Encore Charles Bukowski ? N’en avions-nous pas assez, de ses
délires alcoolisés, de sa folie pas si ordinaire qu’il le prétend, de ses Souvenirs d’un pas grand-chose ?
Une œuvre revendiquant à ce point l’abjection peut-elle éviter la répétition
qui, il faut le reconnaître, avait fini par engendrer une certaine lassitude
chez certains lecteurs dont nous étions ? La publication d’inédits, Le retour du vieux dégueulasse, n’avait
donc pas provoqué de grands cris de joie. Elle laissait prévoir une sorte de
punition à l’idée d’en reprendre pour plus de trois cents pages alcoolisées et
folles. Pas grand-chose, en fait…
Et puis, pas du tout. Si l’on osait le mot, il y aurait même ici
une certaine fraîcheur. Paradoxale, certes, dans un livre empli de vomissures,
au sens propre. Un exemple, en passant (et pour s’en débarrasser), histoire de
ne pas essayer de faire croire que Bukowski, quand il écrivait cela, était tout
à coup devenu un homme confit de bonnes manières : « La pissotière était infréquentable. A peine en entrouvriez-vous
la porte que vous étiez saisi à la gorge par les relents pestilentiels d’un
siècle de vomi et de pisse. » Il lui était décidément impossible de
changer.
Tant mieux, au fond. Car la poésie se niche parfois là où l’on
pense n’avoir aucune chance de la trouver. Cet ensemble de chroniques, publiées
dans différents journaux underground, dégage à la fois l’odeur déjà décrite et
un charme irrésistible. Dès le début, un entretien avec un éditeur artisanal
montre ce qu’est la littérature pour ce fou : une quête d’absolu qui
englobe tout de la vie et conduit celle-ci vers des situations extrêmes dont se
nourrira l’écriture, cette chienne exigeante qui donne au réel d’étranges
couleurs.
Certains textes sont de formidables nouvelles, peut-être
inspirées d’expériences personnelles.
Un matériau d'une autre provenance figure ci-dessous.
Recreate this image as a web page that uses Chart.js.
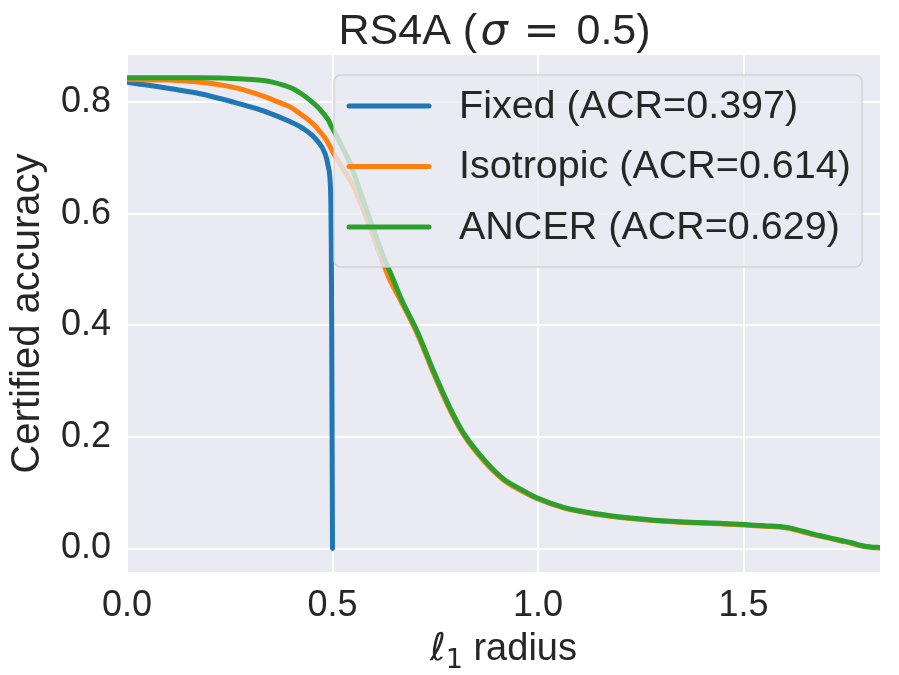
<!DOCTYPE html>
<html>
<head>
<meta charset="utf-8">
<script src="https://cdn.jsdelivr.net/npm/chart.js@4.4.0/dist/chart.umd.min.js"></script>
<style>
  html, body { margin: 0; padding: 0; background: #fff; }
  #wrap { width: 899px; height: 675px; }
</style>
</head>
<body>
<div id="wrap"><canvas id="chart" width="899" height="675"></canvas></div>
<script>
// certified accuracy vs l1 radius
const fixedR   = [0, 0.06, 0.12, 0.178, 0.259, 0.30, 0.34, 0.389, 0.429, 0.462, 0.482, 0.490, 0.494, 0.496, 0.497, 0.498, 0.499, 0.5];
const fixedAcc = [0.836, 0.830, 0.823, 0.8155, 0.8006, 0.792, 0.7827, 0.768, 0.753, 0.732, 0.708, 0.684, 0.661, 0.62, 0.55, 0.40, 0.2, 0.0];

const isoR   = [0, 0.1, 0.178, 0.259, 0.30, 0.34, 0.37, 0.397, 0.417, 0.437, 0.455, 0.470, 0.482, 0.490, 0.50, 0.518, 0.551, 0.583, 0.616, 0.640, 0.667, 0.707, 0.747, 0.786, 0.818, 0.867, 0.916, 0.964, 0.997, 1.062, 1.143, 1.224, 1.345, 1.45, 1.55, 1.605, 1.67, 1.70, 1.735, 1.76, 1.784, 1.81, 1.832];
const isoAcc = [0.841, 0.840, 0.836, 0.827, 0.819, 0.809, 0.800, 0.792, 0.782, 0.771, 0.760, 0.747, 0.736, 0.726, 0.712, 0.690, 0.649, 0.592, 0.526, 0.481, 0.443, 0.384, 0.312, 0.248, 0.205, 0.158, 0.123, 0.102, 0.090, 0.073, 0.061, 0.054, 0.047, 0.044, 0.040, 0.037, 0.025, 0.020, 0.014, 0.010, 0.005, 0.002, 0.001];

const ancerR   = [0, 0.1, 0.178, 0.283, 0.32, 0.356, 0.38, 0.405, 0.425, 0.445, 0.462, 0.478, 0.49, 0.498, 0.51, 0.52, 0.543, 0.583, 0.624, 0.648, 0.667, 0.707, 0.747, 0.786, 0.818, 0.867, 0.916, 0.964, 0.997, 1.062, 1.143, 1.224, 1.345, 1.45, 1.55, 1.605, 1.67, 1.70, 1.735, 1.76, 1.784, 1.81, 1.832];
const ancerAcc = [0.844, 0.844, 0.844, 0.842, 0.840, 0.836, 0.831, 0.824, 0.815, 0.804, 0.793, 0.780, 0.768, 0.756, 0.740, 0.725, 0.690, 0.607, 0.524, 0.482, 0.448, 0.388, 0.316, 0.252, 0.208, 0.161, 0.125, 0.104, 0.091, 0.074, 0.0625, 0.055, 0.048, 0.045, 0.041, 0.038, 0.026, 0.021, 0.015, 0.011, 0.006, 0.003, 0.002];

const seriesNames  = ['Fixed (ACR=0.397)', 'Isotropic (ACR=0.614)', 'ANCER (ACR=0.629)'];
const seriesColors = ['#1f77b4', '#ff7f0e', '#2ca02c'];

const xTicks = [0, 0.5, 1.0, 1.5];
const yTicks = [0, 0.2, 0.4, 0.6, 0.8];
const xRange = [0, 1.832];
const yRange = [-0.042, 0.885];

const TEXT = '#262626';
const FONT = "'Liberation Sans', Arial, sans-serif";

function toPoints(xs, ys) {
  return xs.map((x, i) => ({ x: x, y: ys[i] }));
}

// grey panel behind the grid
const panelBg = {
  id: 'panelBg',
  beforeDraw(chart) {
    const { ctx, chartArea: a } = chart;
    ctx.save();
    ctx.fillStyle = '#fff';
    ctx.fillRect(0, 0, chart.width, chart.height);
    ctx.fillStyle = '#eaeaf2';
    ctx.fillRect(a.left, a.top, a.right - a.left, a.bottom - a.top);
    ctx.restore();
  }
};

// title with italic sigma, and x label with subscript
const mathText = {
  id: 'mathText',
  afterDraw(chart) {
    const { ctx, chartArea: a } = chart;
    const cx = (a.left + a.right) / 2;
    ctx.save();
    ctx.fillStyle = TEXT;
    ctx.textBaseline = 'alphabetic';
    ctx.textAlign = 'left';

    // [text, font, offset from title start]
    const x0 = cx - 165;
    const parts = [
      ['RS4A (', `43px ${FONT}`, 0],
      ['\u03c3', `italic 43px 'DejaVu Sans'`, 142],
      ['=', `43px 'DejaVu Sans'`, 185],
      ['0.5)', `43px ${FONT}`, 238]
    ];
    parts.forEach(p => { ctx.font = p[1]; ctx.fillText(p[0], x0 + p[2], 44); });

    const lab = [
      ['\u2113', `italic 38px 'DejaVu Sans'`, 0],
      ['1', `27px 'DejaVu Sans'`, 8],
      [' radius', `38px ${FONT}`, 0]
    ];
    let w = 0;
    lab.forEach(p => { ctx.font = p[1]; w += ctx.measureText(p[0]).width; });
    let x = cx - w / 2;
    lab.forEach(p => { ctx.font = p[1]; ctx.fillText(p[0], x, 660 + p[2]); x += ctx.measureText(p[0]).width; });
    ctx.restore();
  }
};

// legend inside the axes, drawn over the lines with a see-through frame
const innerLegend = {
  id: 'innerLegend',
  afterDatasetsDraw(chart) {
    const { ctx, chartArea: a } = chart;
    const bx = a.left + 207, by = a.top + 20, bw = 528, bh = 192, r = 7;
    ctx.save();
    ctx.beginPath();
    ctx.roundRect(bx, by, bw, bh, r);
    ctx.fillStyle = 'rgba(234,234,242,0.8)';
    ctx.fill();
    ctx.strokeStyle = 'rgba(204,204,204,0.8)';
    ctx.lineWidth = 1.5;
    ctx.stroke();

    ctx.font = `39.5px ${FONT}`;
    ctx.textBaseline = 'middle';
    ctx.lineCap = 'round';
    seriesNames.forEach((name, i) => {
      const y = by + 31 + i * 60.5;
      ctx.strokeStyle = seriesColors[i];
      ctx.lineWidth = 5;
      ctx.beginPath();
      ctx.moveTo(bx + 15, y);
      ctx.lineTo(bx + 95, y);
      ctx.stroke();
      ctx.fillStyle = TEXT;
      ctx.fillText(name, bx + 125, y + 1);
    });
    ctx.restore();
  }
};

const datasets = [
  { label: seriesNames[0], data: toPoints(fixedR, fixedAcc), borderColor: seriesColors[0], order: 2 },
  { label: seriesNames[1], data: toPoints(isoR, isoAcc), borderColor: seriesColors[1], order: 1 },
  { label: seriesNames[2], data: toPoints(ancerR, ancerAcc), borderColor: seriesColors[2], order: 0 }
].map(d => Object.assign(d, {
  borderWidth: 5, pointRadius: 0, cubicInterpolationMode: 'monotone', fill: false, clip: 0,
  borderCapStyle: 'round', borderJoinStyle: 'round'
}));

new Chart(document.getElementById('chart'), {
  type: 'line',
  data: { datasets: datasets },
  options: {
    responsive: false,
    animation: false,
    devicePixelRatio: 1,
    layout: { padding: { top: 55, right: 19, left: 0, bottom: 0 } },
    plugins: {
      legend: { display: false },
      title: { display: false },
      tooltip: { enabled: false }
    },
    scales: {
      x: {
        type: 'linear',
        min: xRange[0],
        max: xRange[1],
        afterBuildTicks: s => { s.ticks = xTicks.map(v => ({ value: v })); },
        afterFit: s => { s.height = 675 - 572; },
        ticks: { color: TEXT, font: { family: FONT, size: 36 }, padding: 12, maxRotation: 0, callback: v => v.toFixed(1) },
        grid: { color: '#ffffff', lineWidth: 2, drawTicks: false },
        border: { display: false }
      },
      y: {
        type: 'linear',
        min: yRange[0],
        max: yRange[1],
        afterBuildTicks: s => { s.ticks = yTicks.map(v => ({ value: v })); },
        afterFit: s => { s.width = 127; },
        ticks: { color: TEXT, font: { family: FONT, size: 36 }, padding: 16, callback: v => v.toFixed(1) },
        grid: { color: '#ffffff', lineWidth: 2, drawTicks: false },
        border: { display: false },
        title: { display: true, text: 'Certified accuracy', color: TEXT, font: { family: FONT, size: 40 }, padding: { top: 4, bottom: 0 } }
      }
    }
  },
  plugins: [panelBg, innerLegend, mathText]
});
</script>
</body>
</html>
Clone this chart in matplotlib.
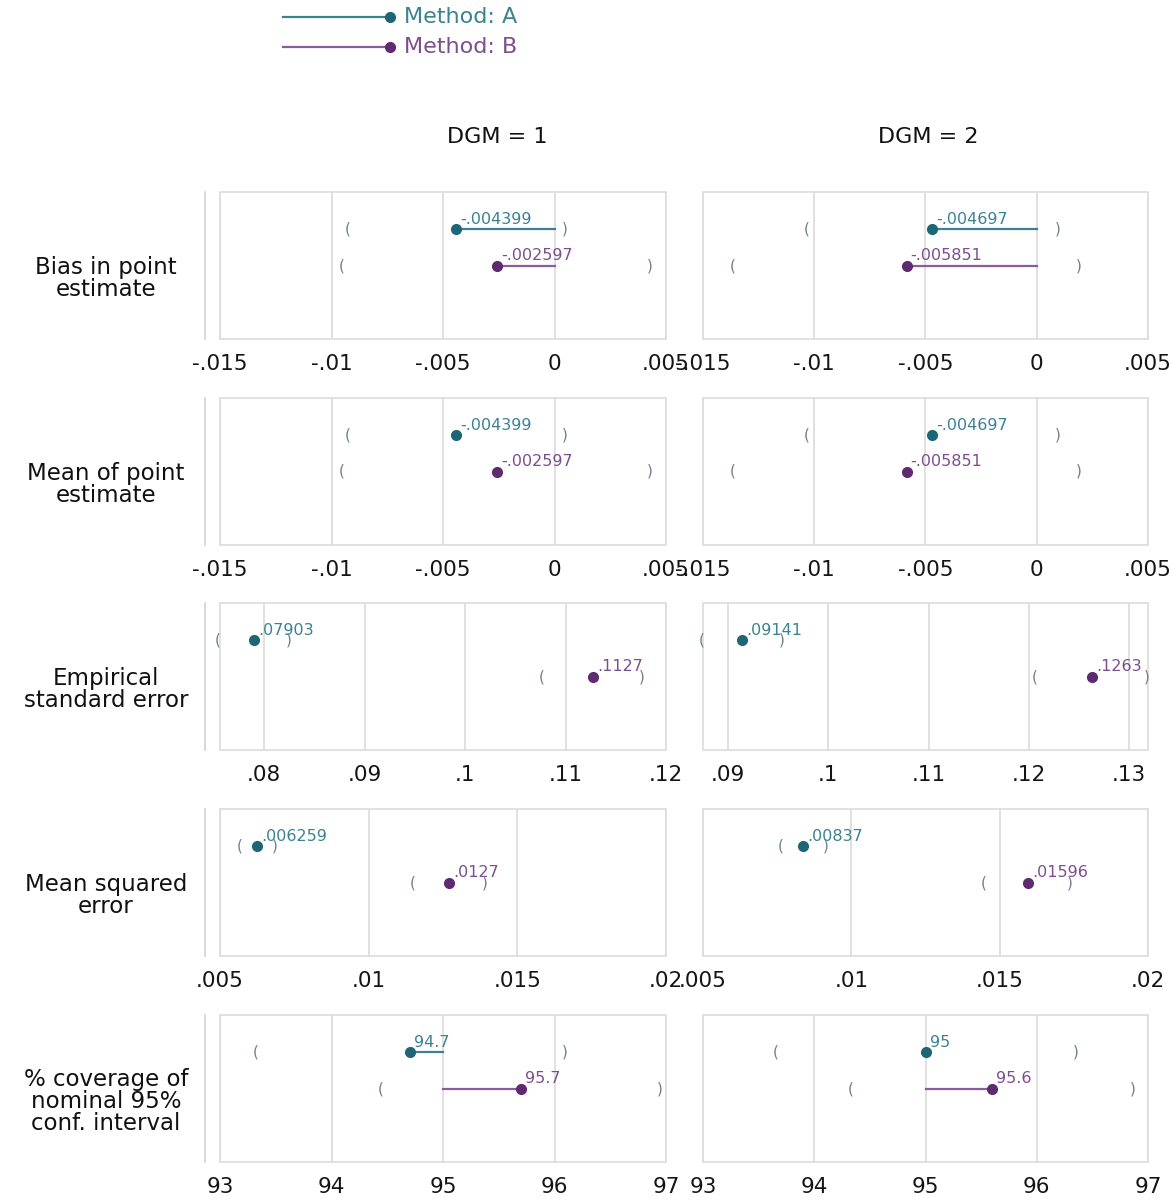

Mais on s’intéresse moins au rapport
entre les faits et l’histoire racontée par Bukowski qu’au jeu subtil instauré
dans ce qui les sépare ou les rapproche. Dans la dernière partie, une
cinquantaine de pages pour un seul récit, l’ouverture ne laisse aucune place au
doute : « Avant de commencer,
laissez-moi vous avertir que rien n’est vrai dans ce qui suit puisqu’il s’agit
d’une fiction. » Steve Cosmos, rencontré à Paris, réputé pour son
excentricité, est aussi recherché par la police pour escroquerie et « une chiée de méfaits de moindre
importance ». Il est, curieusement, un très mauvais parieur sur les
hippodromes où il retrouve souvent le narrateur, un « je » foutrement
semblable à Buk, et s’embourbe dans des problèmes d’argent insensés qui
provoquent des rebondissements surprenants. Et beaucoup d’ennuis dans lesquels
l’écrivain finit par avouer qu’il s’est contenté de les puiser dans sa propre
vie : « je me dis que je
pourrais commencer par lui donner l’allure d’une fiction avant d’avouer au beau
milieu que tout est vrai là-dedans. »
Bref, c’est dégueulasse comme promis. Et tout aussi épatant.
Bref, c’est dégueulasse comme promis. Et tout aussi épatant.